___ Material supplied
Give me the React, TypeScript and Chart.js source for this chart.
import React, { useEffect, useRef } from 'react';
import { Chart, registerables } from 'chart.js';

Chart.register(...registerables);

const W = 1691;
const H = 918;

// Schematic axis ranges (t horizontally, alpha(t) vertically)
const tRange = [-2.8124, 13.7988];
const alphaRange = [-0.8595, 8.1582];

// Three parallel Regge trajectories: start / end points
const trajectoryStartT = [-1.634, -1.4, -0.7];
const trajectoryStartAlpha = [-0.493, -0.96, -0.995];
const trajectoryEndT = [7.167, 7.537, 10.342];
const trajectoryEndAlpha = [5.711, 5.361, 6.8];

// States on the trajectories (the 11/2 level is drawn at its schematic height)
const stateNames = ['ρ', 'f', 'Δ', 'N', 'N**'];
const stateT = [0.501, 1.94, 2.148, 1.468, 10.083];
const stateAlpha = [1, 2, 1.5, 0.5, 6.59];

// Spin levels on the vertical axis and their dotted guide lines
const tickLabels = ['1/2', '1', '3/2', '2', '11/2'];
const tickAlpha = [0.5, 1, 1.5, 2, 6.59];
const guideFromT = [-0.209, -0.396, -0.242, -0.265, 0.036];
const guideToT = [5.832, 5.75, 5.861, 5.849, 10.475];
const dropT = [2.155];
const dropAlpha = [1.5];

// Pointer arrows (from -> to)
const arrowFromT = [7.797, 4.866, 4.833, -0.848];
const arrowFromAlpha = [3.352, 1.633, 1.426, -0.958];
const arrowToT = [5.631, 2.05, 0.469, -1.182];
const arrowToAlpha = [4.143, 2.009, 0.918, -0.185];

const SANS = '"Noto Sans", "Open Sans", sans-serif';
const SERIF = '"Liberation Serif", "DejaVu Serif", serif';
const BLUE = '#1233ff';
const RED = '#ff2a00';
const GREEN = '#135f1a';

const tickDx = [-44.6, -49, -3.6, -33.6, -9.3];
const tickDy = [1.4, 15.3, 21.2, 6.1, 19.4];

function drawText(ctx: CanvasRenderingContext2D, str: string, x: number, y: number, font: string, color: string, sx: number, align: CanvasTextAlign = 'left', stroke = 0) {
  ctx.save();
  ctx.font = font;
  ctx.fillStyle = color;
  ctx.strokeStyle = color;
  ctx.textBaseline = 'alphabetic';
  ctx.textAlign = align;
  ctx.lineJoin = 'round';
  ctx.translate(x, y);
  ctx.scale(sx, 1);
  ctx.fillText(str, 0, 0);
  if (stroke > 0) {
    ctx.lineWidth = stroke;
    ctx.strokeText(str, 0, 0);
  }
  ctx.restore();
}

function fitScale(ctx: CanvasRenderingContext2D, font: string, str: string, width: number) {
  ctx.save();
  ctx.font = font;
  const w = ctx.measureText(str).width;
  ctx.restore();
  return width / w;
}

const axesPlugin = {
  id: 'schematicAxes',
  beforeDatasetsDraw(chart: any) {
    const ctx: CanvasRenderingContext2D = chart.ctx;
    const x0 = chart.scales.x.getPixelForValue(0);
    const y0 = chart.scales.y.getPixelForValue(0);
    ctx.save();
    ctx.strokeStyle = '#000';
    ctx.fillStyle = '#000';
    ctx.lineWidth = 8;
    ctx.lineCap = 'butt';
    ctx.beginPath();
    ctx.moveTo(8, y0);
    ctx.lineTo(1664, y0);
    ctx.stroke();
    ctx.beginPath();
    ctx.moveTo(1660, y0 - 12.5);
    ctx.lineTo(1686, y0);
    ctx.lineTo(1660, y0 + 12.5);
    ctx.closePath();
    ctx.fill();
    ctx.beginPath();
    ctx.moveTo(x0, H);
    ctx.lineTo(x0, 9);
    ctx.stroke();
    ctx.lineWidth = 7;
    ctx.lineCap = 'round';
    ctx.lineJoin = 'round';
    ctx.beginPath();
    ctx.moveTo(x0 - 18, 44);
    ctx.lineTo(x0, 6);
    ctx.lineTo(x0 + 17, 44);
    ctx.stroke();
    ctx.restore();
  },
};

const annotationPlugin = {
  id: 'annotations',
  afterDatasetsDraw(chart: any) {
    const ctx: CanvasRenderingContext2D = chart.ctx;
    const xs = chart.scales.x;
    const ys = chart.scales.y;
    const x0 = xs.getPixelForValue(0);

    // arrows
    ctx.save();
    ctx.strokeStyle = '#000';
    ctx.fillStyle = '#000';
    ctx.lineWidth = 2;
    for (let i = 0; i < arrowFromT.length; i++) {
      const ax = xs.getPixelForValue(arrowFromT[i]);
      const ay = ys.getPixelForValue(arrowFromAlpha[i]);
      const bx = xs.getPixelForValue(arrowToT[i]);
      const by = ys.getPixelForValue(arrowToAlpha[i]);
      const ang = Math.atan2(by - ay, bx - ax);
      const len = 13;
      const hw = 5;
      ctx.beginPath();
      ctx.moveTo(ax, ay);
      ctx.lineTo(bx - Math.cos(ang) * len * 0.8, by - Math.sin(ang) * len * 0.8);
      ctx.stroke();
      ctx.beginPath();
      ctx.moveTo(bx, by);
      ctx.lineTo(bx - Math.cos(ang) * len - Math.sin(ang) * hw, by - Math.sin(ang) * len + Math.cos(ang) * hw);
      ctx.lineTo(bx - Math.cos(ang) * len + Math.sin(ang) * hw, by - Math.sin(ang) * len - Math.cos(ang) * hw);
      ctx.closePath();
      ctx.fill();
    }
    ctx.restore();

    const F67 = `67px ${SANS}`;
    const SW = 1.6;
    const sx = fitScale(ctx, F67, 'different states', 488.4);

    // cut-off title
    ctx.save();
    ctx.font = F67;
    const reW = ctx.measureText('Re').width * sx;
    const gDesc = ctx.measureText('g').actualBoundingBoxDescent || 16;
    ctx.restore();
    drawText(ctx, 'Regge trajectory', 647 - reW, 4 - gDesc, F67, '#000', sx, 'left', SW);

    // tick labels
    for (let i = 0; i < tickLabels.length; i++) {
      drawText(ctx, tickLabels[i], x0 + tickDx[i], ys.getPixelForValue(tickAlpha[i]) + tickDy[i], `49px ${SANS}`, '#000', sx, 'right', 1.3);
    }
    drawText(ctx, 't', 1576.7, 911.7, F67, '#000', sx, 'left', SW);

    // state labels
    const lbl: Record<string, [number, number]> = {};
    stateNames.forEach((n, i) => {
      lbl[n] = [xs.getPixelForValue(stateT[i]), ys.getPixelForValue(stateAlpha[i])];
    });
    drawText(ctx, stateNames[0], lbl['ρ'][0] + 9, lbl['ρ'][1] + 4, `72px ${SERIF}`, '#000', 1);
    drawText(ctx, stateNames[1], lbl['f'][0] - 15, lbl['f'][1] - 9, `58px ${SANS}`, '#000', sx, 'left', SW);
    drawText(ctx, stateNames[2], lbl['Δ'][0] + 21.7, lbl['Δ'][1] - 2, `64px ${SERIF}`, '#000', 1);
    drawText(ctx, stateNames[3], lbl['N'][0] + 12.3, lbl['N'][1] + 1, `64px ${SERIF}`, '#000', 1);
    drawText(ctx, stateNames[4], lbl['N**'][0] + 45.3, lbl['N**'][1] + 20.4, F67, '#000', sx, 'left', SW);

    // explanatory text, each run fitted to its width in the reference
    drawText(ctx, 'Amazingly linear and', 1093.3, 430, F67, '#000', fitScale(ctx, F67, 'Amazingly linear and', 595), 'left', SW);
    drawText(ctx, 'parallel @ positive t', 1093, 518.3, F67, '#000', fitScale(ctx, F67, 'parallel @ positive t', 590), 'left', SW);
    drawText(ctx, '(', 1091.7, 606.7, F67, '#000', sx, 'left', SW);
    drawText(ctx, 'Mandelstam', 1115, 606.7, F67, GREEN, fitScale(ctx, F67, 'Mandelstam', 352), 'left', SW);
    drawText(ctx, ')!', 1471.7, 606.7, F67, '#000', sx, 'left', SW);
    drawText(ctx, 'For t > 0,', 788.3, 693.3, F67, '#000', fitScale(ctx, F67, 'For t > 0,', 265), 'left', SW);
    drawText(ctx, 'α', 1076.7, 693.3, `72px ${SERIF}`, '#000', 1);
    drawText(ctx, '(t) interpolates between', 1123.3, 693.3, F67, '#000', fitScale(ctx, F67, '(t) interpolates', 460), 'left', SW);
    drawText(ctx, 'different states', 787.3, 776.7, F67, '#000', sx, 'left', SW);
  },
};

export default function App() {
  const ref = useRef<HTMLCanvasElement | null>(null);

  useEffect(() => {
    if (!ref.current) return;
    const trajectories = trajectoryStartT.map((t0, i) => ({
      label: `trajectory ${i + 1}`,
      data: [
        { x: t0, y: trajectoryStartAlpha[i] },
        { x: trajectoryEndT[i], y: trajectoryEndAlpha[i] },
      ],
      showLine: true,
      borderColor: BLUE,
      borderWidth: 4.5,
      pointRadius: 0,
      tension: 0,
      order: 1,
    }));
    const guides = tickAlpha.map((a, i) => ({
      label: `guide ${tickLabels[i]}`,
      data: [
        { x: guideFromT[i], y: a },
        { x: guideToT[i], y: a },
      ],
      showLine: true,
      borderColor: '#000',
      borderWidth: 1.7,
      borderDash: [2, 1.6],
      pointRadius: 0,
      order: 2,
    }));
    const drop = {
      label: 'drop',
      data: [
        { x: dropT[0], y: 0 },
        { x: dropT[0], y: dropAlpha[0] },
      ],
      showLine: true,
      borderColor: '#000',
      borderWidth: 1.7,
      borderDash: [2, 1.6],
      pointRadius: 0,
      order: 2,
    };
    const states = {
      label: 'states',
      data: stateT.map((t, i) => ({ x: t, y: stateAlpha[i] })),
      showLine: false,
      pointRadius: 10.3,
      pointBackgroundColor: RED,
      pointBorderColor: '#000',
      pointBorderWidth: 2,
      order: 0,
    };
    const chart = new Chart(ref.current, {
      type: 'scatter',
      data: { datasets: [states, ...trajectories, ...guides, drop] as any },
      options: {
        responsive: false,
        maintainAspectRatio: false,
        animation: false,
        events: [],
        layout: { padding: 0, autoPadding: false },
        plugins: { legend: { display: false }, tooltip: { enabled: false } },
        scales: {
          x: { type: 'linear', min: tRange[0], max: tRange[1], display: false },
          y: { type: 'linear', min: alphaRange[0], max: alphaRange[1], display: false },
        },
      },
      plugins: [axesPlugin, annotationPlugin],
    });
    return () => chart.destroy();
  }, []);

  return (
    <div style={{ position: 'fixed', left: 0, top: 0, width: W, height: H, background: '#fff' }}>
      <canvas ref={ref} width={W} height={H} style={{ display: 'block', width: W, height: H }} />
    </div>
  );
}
______
___ Material supplied
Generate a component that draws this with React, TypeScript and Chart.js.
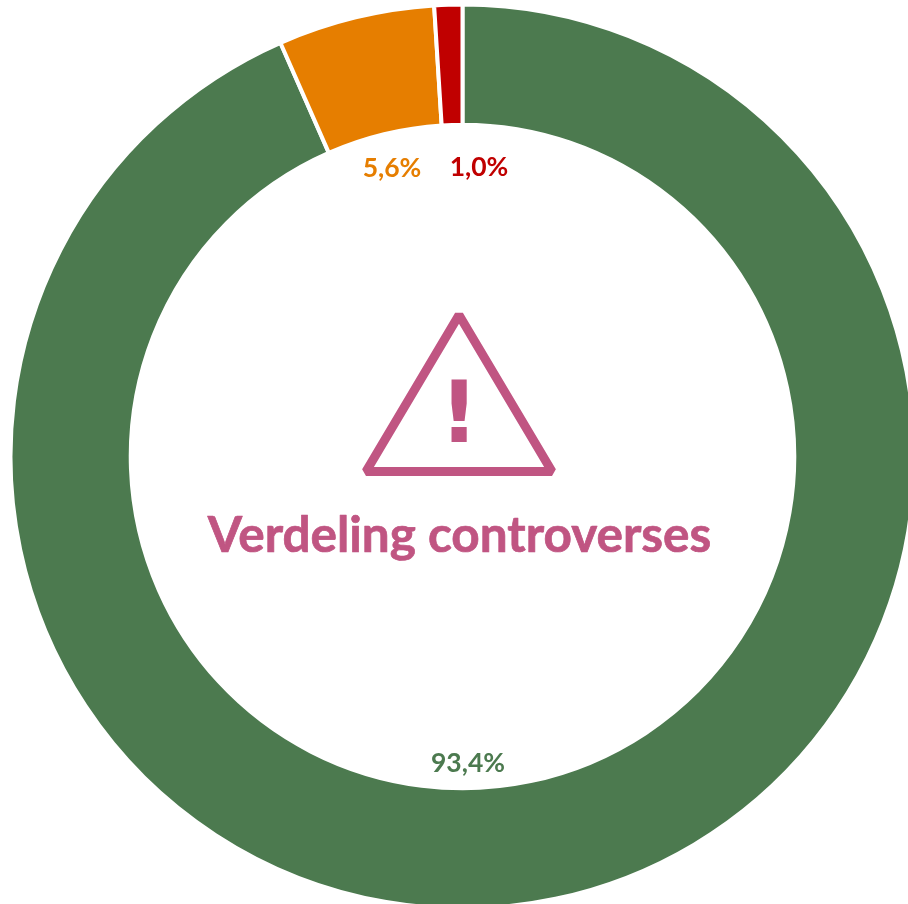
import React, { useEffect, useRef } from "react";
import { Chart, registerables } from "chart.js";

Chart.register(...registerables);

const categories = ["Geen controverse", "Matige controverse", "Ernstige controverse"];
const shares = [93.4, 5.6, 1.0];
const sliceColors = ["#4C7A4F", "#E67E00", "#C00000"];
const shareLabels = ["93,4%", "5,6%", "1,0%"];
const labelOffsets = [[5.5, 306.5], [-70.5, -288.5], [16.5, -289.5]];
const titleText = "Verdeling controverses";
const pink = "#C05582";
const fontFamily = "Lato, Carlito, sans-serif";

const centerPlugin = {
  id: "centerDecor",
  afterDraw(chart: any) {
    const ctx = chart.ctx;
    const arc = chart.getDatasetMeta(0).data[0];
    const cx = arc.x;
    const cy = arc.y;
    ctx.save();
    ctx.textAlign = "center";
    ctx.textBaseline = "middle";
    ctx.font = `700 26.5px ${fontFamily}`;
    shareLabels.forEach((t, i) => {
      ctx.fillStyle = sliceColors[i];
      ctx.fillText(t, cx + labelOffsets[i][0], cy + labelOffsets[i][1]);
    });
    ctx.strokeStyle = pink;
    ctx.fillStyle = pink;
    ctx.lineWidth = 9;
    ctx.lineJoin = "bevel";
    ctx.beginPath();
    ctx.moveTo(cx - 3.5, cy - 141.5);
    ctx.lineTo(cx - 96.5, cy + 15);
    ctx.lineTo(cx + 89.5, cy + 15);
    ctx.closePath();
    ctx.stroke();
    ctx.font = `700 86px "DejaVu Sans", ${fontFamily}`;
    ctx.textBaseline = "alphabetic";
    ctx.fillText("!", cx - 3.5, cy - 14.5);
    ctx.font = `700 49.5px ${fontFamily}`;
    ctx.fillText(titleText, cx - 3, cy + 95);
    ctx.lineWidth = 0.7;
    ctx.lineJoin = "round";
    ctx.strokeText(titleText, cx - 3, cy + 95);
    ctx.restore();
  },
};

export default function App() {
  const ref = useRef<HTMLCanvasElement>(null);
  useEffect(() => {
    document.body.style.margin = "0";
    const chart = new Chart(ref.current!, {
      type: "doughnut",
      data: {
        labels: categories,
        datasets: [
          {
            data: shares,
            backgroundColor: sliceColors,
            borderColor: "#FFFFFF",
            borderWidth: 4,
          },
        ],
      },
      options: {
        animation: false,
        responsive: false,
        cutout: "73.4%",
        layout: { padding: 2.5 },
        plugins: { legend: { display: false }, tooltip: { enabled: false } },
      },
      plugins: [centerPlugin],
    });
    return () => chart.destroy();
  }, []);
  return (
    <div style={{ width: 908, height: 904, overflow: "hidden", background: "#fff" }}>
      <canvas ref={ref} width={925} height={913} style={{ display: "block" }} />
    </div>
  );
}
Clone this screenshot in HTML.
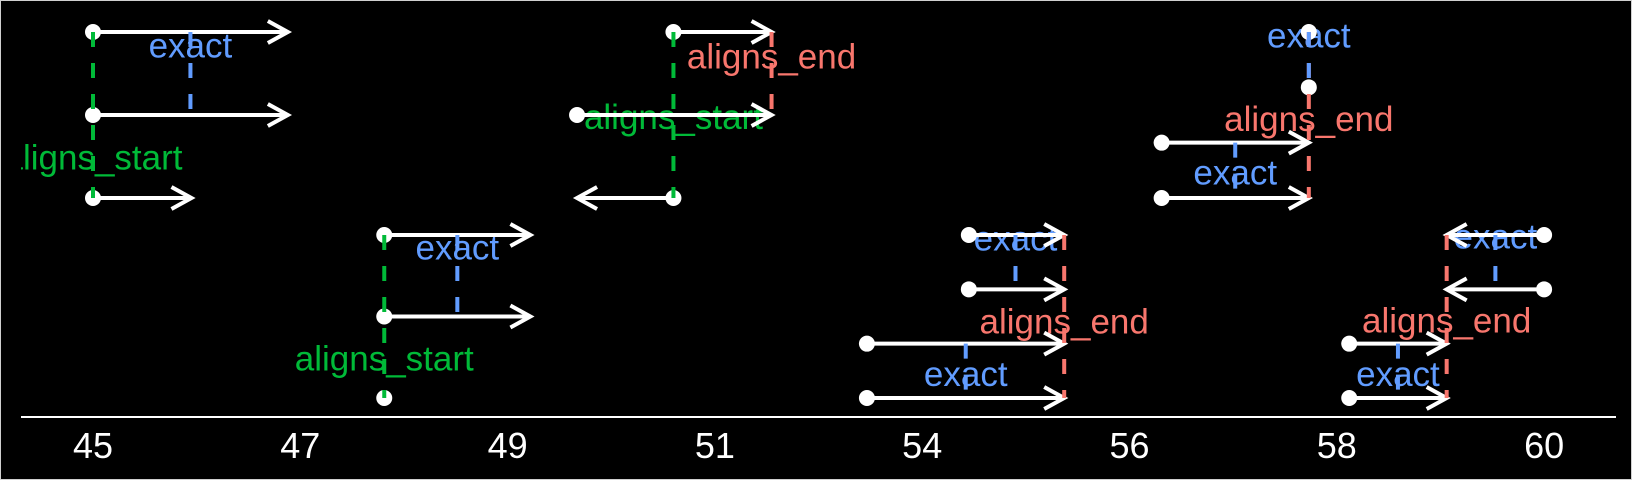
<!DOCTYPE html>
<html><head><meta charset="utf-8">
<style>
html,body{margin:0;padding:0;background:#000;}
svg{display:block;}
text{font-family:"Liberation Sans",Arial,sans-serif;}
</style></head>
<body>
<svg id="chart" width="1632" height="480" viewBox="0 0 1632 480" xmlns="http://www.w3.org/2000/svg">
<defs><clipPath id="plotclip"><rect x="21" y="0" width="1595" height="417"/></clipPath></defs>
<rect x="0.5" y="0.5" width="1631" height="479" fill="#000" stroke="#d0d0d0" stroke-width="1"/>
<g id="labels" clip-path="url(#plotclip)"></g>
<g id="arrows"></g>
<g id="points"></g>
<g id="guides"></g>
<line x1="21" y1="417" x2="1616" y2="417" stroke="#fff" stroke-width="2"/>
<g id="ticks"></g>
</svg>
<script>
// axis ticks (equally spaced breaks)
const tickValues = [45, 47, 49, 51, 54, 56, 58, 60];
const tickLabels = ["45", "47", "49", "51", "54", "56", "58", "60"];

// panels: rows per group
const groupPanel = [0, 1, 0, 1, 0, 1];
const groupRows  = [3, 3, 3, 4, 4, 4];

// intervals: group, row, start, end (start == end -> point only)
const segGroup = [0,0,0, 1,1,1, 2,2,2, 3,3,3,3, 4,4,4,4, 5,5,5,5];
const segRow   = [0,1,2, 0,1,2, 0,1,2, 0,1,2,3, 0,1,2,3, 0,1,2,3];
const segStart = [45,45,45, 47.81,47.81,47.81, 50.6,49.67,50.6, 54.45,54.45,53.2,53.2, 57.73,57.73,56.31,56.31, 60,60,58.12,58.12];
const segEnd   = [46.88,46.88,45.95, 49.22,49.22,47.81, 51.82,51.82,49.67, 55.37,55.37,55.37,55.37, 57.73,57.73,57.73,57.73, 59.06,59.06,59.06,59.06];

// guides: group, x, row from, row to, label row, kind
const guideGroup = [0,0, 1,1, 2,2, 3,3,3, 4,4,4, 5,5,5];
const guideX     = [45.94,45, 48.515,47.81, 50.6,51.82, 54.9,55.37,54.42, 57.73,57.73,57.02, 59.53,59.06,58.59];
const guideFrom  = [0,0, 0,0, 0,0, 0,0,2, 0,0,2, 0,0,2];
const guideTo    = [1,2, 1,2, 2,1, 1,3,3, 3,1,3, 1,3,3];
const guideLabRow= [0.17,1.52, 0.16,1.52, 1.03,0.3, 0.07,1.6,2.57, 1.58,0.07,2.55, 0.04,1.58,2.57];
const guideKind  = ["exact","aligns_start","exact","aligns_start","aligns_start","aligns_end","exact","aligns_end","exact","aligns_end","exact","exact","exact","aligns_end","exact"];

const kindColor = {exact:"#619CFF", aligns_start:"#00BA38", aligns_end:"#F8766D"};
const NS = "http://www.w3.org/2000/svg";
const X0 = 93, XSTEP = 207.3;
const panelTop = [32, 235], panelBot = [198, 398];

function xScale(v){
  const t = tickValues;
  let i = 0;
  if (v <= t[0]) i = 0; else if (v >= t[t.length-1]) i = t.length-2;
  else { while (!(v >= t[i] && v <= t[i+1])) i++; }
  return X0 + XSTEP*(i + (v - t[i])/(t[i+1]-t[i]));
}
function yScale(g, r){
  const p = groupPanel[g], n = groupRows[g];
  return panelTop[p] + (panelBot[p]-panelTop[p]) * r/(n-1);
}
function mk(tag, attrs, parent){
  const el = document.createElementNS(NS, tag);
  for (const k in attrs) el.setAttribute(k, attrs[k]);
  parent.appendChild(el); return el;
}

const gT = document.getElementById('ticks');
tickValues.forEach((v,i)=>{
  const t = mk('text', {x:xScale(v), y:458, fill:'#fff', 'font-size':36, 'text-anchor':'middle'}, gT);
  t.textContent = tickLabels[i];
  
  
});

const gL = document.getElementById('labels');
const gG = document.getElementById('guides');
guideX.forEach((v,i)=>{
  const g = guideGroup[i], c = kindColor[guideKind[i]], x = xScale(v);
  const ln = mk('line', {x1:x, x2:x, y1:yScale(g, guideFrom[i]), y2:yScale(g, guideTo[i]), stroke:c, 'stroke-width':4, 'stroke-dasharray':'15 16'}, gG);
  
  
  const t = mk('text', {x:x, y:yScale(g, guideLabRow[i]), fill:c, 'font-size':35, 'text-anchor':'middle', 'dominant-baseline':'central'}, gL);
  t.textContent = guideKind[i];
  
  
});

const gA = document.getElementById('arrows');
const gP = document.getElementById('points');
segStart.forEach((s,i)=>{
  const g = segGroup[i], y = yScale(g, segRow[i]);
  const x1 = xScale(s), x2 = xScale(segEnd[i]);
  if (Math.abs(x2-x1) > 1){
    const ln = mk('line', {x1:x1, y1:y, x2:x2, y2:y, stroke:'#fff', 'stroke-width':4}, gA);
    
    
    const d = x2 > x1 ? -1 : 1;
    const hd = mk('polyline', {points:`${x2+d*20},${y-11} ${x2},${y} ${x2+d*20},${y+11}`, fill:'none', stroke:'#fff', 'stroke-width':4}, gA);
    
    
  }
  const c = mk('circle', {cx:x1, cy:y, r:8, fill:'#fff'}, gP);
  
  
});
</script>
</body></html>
______
*Instructions for the task*: Above are the entries. Output exactly the lines beginning with the line that has "Give me the" and ending with the line that has "const stateAlpha = [1, 2, 1.5, 0.5, 6.59];".

*Result*:
Give me the React, TypeScript and Chart.js source for this chart.
import React, { useEffect, useRef } from 'react';
import { Chart, registerables } from 'chart.js';

Chart.register(...registerables);

const W = 1691;
const H = 918;

// Schematic axis ranges (t horizontally, alpha(t) vertically)
const tRange = [-2.8124, 13.7988];
const alphaRange = [-0.8595, 8.1582];

// Three parallel Regge trajectories: start / end points
const trajectoryStartT = [-1.634, -1.4, -0.7];
const trajectoryStartAlpha = [-0.493, -0.96, -0.995];
const trajectoryEndT = [7.167, 7.537, 10.342];
const trajectoryEndAlpha = [5.711, 5.361, 6.8];

// States on the trajectories (the 11/2 level is drawn at its schematic height)
const stateNames = ['ρ', 'f', 'Δ', 'N', 'N**'];
const stateT = [0.501, 1.94, 2.148, 1.468, 10.083];
const stateAlpha = [1, 2, 1.5, 0.5, 6.59];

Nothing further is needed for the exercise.